I can’t predict what state I will be in the next day, and I don’t just mean a hangover. That is the least of my worries.
I mean, will I be sad? Will I be hyper? Will I feel like I can’t get settled and have to take a Xanax?
Later in the week, will I suddenly cry while watching a Netflix show that isn’t even that sad? Will I skip around the malls singing and stopping for every distraction? Or maybe I will be sitting on the couch with my husband and suddenly feel like I’m having a heart attack because my anxiety has popped up to say hello.
When you drink and have mental health problems, you never know what you’ll get and that should be a frightening enough prospect to get anyone to abstain. At least that’s what I tell myself after each of the handful of times I’ve decided to drink in the last six months.
So why hasn’t it been enough to keep me far, far away?
Lessons From Relapse
The killer of sobriety is the illusion that once we start to feel better, our brains work again and our moods are stable. We think we are somehow cured. We’re “normal”! Hooray!
Except, that isn’t the case.
My brain is never going to be “normal” in the traditional sense. I’m always going to have to approach problems, situations, and various social settings in ways that may differ from other people (but I mean, isn’t that true for most of us anyway if you really think about it?).
I’m learning to detach myself from this desire to be “normal.” I happen to believe that plenty of perfectly abnormal people have accomplished great things in this world. Normality is not necessarily something I need to aspire to.
There will likely never be a day when I can sit down and have just one drink at dinner, and even if I did, there wouldn’t be any guarantee that I wouldn’t feel my mood shift suddenly as a result.

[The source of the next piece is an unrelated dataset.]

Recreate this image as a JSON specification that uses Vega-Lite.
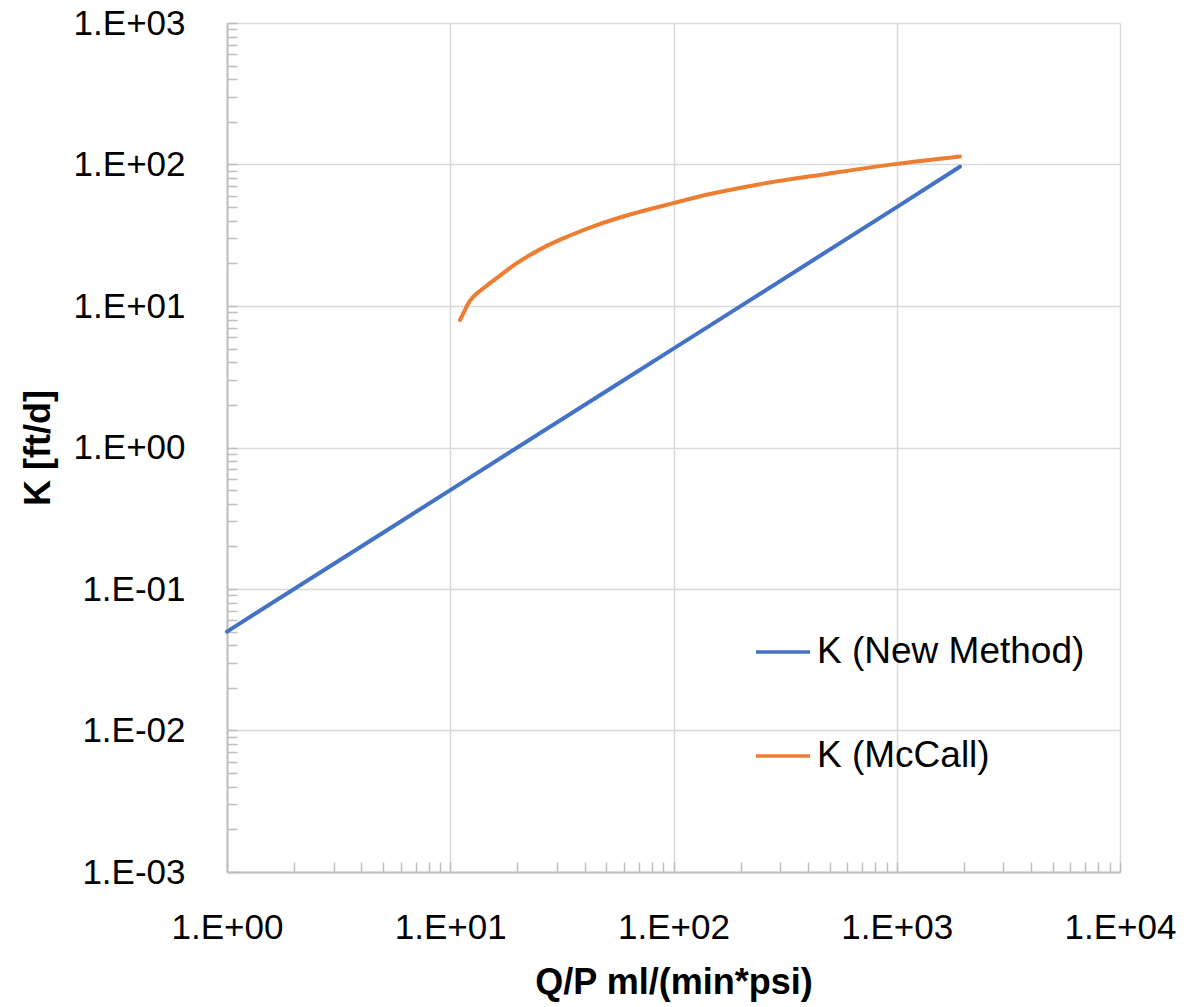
{
  "$schema": "https://vega.github.io/schema/vega-lite/v6.json",
  "autosize": {"type": "none"},
  "width": 893,
  "height": 849,
  "padding": {"left": 227, "top": 23, "right": 79, "bottom": 135},
  "background": "white",
  "config": {
    "view": {"stroke": null},
    "font": "Liberation Sans"
  },
  "data": {
    "values": [
      {"x": 1, "k": 0.05, "series": "K (New Method)"},
      {"x": 10, "k": 0.5, "series": "K (New Method)"},
      {"x": 100, "k": 5, "series": "K (New Method)"},
      {"x": 1000, "k": 50, "series": "K (New Method)"},
      {"x": 1920, "k": 96.5, "series": "K (New Method)"},
      {"x": 11.06, "k": 7.96, "series": "K (McCall)"},
      {"x": 11.44, "k": 8.88, "series": "K (McCall)"},
      {"x": 12.26, "k": 10.9, "series": "K (McCall)"},
      {"x": 13.6, "k": 12.8, "series": "K (McCall)"},
      {"x": 15.07, "k": 14.5, "series": "K (McCall)"},
      {"x": 16.7, "k": 16.4, "series": "K (McCall)"},
      {"x": 19.16, "k": 19.3, "series": "K (McCall)"},
      {"x": 22.76, "k": 22.9, "series": "K (McCall)"},
      {"x": 27.04, "k": 26.6, "series": "K (McCall)"},
      {"x": 34.4, "k": 31.5, "series": "K (McCall)"},
      {"x": 45.3, "k": 37.3, "series": "K (McCall)"},
      {"x": 63.9, "k": 44.3, "series": "K (McCall)"},
      {"x": 99.8, "k": 53.3, "series": "K (McCall)"},
      {"x": 145.7, "k": 61.8, "series": "K (McCall)"},
      {"x": 244, "k": 72.6, "series": "K (McCall)"},
      {"x": 485.7, "k": 85.8, "series": "K (McCall)"},
      {"x": 1000, "k": 101, "series": "K (McCall)"},
      {"x": 1920, "k": 114, "series": "K (McCall)"}
    ]
  },
  "mark": {"type": "line", "strokeWidth": 4, "strokeCap": "round", "interpolate": "monotone"},
  "encoding": {
    "x": {
      "field": "x",
      "type": "quantitative",
      "scale": {"type": "log", "domain": [1, 10000], "nice": false},
      "axis": {
        "title": "Q/P ml/(min*psi)",
        "titleFontSize": 36,
        "titleFontWeight": "bold",
        "titleColor": "black",
        "titlePadding": 20,
        "values": [1,2,3,4,5,6,7,8,9,10,20,30,40,50,60,70,80,90,100,200,300,400,500,600,700,800,900,1000,2000,3000,4000,5000,6000,7000,8000,9000,10000],
        "labelExpr": "abs(log(datum.value)/LN10 - round(log(datum.value)/LN10)) < 1e-6 ? '1.E' + (round(log(datum.value)/LN10) < 0 ? '-' : '+') + '0' + abs(round(log(datum.value)/LN10)) : ''",
        "labelFontSize": 35,
        "labelColor": "black",
        "labelPadding": 48,
        "labelOverlap": false,
        "labelFlush": false,
        "labelBound": false,
        "tickSize": -10,
        "tickColor": "#bfbfbf",
        "tickWidth": 1.5,
        "domainColor": "#bfbfbf",
        "domainWidth": 2,
        "grid": true,
        "gridColor": "#d9d9d9",
        "gridWidth": 1.5,
        "gridOpacity": {"condition": {"test": "abs(log(datum.value)/LN10 - round(log(datum.value)/LN10)) < 1e-6", "value": 1}, "value": 0}
      }
    },
    "y": {
      "field": "k",
      "type": "quantitative",
      "scale": {"type": "log", "domain": [0.001, 1000], "nice": false},
      "axis": {
        "title": "K [ft/d]",
        "titleFontSize": 36,
        "titleFontWeight": "bold",
        "titleColor": "black",
        "titlePadding": 16,
        "values": [0.001,0.002,0.003,0.004,0.005,0.006,0.007,0.008,0.009,0.01,0.02,0.03,0.04,0.05,0.06,0.07,0.08,0.09,0.1,0.2,0.3,0.4,0.5,0.6,0.7,0.8,0.9,1,2,3,4,5,6,7,8,9,10,20,30,40,50,60,70,80,90,100,200,300,400,500,600,700,800,900,1000],
        "labelExpr": "abs(log(datum.value)/LN10 - round(log(datum.value)/LN10)) < 1e-6 ? '1.E' + (round(log(datum.value)/LN10) < 0 ? '-' : '+') + '0' + abs(round(log(datum.value)/LN10)) : ''",
        "labelFontSize": 35,
        "labelColor": "black",
        "labelPadding": 52,
        "labelOverlap": false,
        "labelFlush": false,
        "labelBound": false,
        "tickSize": -10,
        "tickColor": "#bfbfbf",
        "tickWidth": 1.5,
        "domainColor": "#bfbfbf",
        "domainWidth": 2,
        "grid": true,
        "gridColor": "#d9d9d9",
        "gridWidth": 1.5,
        "gridOpacity": {"condition": {"test": "abs(log(datum.value)/LN10 - round(log(datum.value)/LN10)) < 1e-6", "value": 1}, "value": 0}
      }
    },
    "color": {
      "field": "series",
      "type": "nominal",
      "sort": ["K (New Method)", "K (McCall)"],
      "scale": {"domain": ["K (New Method)", "K (McCall)"], "range": ["#4472C4", "#ED7D31"]},
      "legend": {
        "title": null,
        "orient": "none",
        "legendX": 527,
        "legendY": 600,
        "symbolType": "stroke",
        "symbolSize": 2916,
        "symbolStrokeWidth": 3.5,
        "labelFontSize": 37,
        "labelColor": "black",
        "labelOffset": 5,
        "labelLimit": 500,
        "rowPadding": 57
      }
    }
  }
}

That’s my driving force into 2017. I’m combatting this tendency I have to say, “I’m all better now!” and drink every 4-6 weeks just so I can prove myself wrong and start again from zero.
Giving Sobriety a Real Chance
There’s a great scene in House of Cards where the character Doug Stamper is at an AA meeting and he’s talking about his job and the idea of counting.
He says, and I’m paraphrasing, that the most important number he counts is the days of his sobriety, which is 5,185. He talks about how he’s just one drink away from zero and that scares him all the time (an interesting thing to hear if you know anything about his character).
He admits that he is ruthless in his job at times, but that he is equally ruthless with is sobriety because he has to be. Then he says something that continues to stick with me, “Like everyone else in this room, I can’t control who I am, but I can control the zero. Fuck the zero.”
And therein lies my 2017 mantra. Fuck the zero.